WHAT YOU SHOULD DO >>
Copy out, from the entries below, each line holding the string "Rebuild".

RECORDS FOR THIS TASK >>
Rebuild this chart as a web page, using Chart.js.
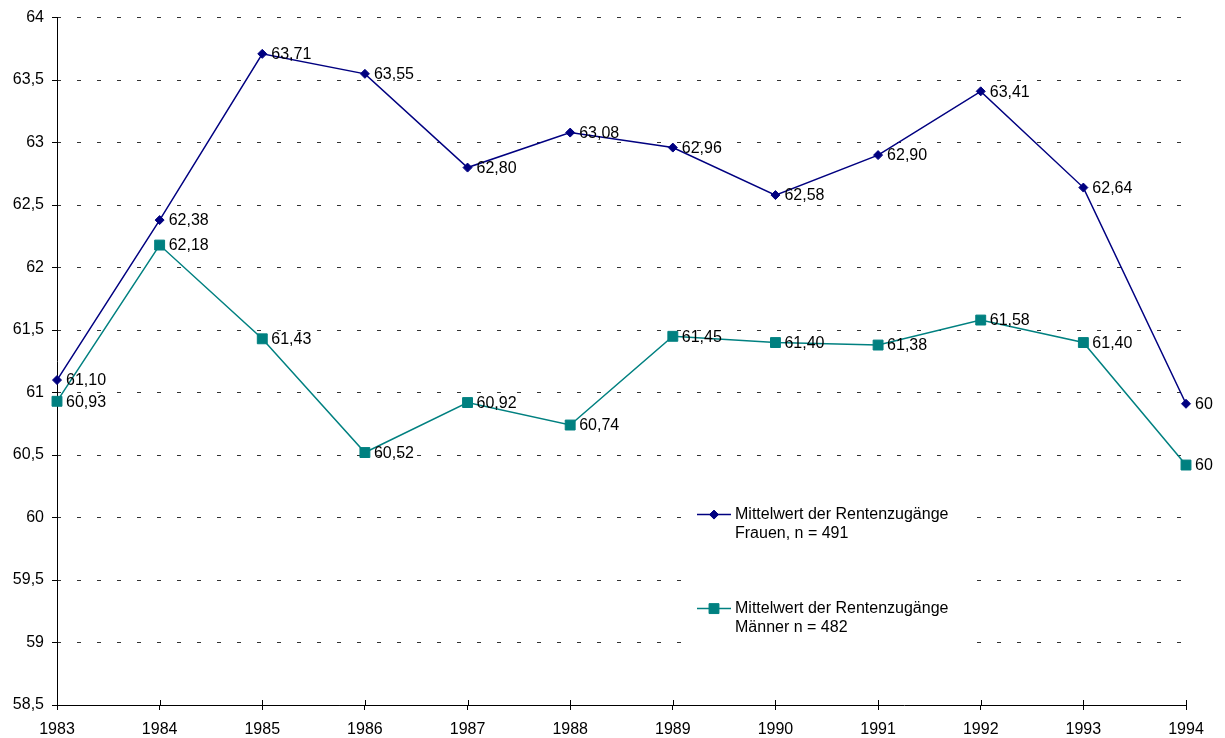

--

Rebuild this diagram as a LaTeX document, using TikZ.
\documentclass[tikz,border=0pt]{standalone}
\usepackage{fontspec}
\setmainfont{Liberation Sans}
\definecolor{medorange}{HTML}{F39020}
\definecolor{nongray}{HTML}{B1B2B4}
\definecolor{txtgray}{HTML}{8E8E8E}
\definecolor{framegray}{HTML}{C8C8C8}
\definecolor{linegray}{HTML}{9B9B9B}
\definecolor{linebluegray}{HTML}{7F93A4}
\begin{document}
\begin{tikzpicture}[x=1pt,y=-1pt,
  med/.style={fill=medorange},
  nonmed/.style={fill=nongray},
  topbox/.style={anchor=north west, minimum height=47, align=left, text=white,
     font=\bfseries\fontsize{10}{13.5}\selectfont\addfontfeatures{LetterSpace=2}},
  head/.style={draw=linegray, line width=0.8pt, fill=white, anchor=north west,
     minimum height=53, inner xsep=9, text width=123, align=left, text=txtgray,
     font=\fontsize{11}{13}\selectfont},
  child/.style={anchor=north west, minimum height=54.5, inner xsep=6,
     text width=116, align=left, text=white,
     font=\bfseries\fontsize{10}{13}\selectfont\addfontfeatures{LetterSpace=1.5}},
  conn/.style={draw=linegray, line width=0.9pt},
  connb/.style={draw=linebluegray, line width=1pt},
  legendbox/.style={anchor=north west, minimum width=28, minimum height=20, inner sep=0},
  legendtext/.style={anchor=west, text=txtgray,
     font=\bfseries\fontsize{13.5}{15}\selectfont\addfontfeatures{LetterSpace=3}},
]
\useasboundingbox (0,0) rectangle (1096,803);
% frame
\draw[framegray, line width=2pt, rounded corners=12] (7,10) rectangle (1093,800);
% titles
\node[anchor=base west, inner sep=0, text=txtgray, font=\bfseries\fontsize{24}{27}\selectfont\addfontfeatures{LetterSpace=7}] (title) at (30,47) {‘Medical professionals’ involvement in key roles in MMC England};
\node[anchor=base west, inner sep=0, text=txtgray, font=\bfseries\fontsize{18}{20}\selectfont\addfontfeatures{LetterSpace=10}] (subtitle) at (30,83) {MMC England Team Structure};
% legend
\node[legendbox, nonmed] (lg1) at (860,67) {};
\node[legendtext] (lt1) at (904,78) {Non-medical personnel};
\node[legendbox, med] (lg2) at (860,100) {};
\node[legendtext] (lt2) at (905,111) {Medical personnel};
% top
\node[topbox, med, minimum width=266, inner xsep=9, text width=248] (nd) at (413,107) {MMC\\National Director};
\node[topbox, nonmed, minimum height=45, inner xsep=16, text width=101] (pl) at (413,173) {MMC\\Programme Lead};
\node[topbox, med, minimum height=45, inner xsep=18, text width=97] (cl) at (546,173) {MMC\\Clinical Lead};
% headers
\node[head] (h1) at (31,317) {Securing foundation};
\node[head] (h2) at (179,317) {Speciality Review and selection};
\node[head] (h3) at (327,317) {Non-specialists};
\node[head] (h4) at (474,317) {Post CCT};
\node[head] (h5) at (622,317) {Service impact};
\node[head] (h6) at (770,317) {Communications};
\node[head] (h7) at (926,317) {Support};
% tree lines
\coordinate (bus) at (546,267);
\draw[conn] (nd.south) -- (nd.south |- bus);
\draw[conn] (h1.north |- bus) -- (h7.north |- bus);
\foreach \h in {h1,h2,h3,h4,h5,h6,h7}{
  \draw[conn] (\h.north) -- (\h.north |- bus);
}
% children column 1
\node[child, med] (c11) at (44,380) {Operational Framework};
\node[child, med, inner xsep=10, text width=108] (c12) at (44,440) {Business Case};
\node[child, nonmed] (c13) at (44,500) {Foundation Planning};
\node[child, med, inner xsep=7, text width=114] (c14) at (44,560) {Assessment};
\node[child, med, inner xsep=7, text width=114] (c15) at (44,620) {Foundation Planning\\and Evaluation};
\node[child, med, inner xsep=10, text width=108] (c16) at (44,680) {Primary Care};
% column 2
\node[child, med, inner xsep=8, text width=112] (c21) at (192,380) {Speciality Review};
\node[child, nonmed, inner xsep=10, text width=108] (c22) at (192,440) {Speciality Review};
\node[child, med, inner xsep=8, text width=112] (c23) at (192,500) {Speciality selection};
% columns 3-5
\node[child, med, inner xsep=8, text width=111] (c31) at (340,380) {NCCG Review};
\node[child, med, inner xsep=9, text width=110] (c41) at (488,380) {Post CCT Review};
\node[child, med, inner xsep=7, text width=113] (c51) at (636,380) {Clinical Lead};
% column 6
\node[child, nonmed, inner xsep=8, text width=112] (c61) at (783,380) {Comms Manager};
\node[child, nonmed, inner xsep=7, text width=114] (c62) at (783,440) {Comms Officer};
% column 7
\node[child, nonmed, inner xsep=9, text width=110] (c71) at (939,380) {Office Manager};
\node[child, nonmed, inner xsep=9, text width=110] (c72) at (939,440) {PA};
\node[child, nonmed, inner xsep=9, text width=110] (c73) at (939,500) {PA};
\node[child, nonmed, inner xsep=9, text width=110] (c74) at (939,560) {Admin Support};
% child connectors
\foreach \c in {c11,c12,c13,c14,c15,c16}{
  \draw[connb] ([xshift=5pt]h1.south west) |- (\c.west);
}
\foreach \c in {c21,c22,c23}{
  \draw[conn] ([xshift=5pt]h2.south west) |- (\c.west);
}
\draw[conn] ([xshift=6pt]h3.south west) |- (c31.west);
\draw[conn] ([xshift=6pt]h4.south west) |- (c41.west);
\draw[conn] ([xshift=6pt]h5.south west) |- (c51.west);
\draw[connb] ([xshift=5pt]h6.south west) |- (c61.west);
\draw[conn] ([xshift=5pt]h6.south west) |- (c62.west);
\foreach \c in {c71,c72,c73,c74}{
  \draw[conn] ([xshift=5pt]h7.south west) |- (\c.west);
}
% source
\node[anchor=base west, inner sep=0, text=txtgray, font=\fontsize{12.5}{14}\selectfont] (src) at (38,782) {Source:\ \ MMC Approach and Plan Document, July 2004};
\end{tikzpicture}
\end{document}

EXPECTED ANSWER >>
Rebuild this chart as a web page, using Chart.js.
Rebuild this diagram as a LaTeX document, using TikZ.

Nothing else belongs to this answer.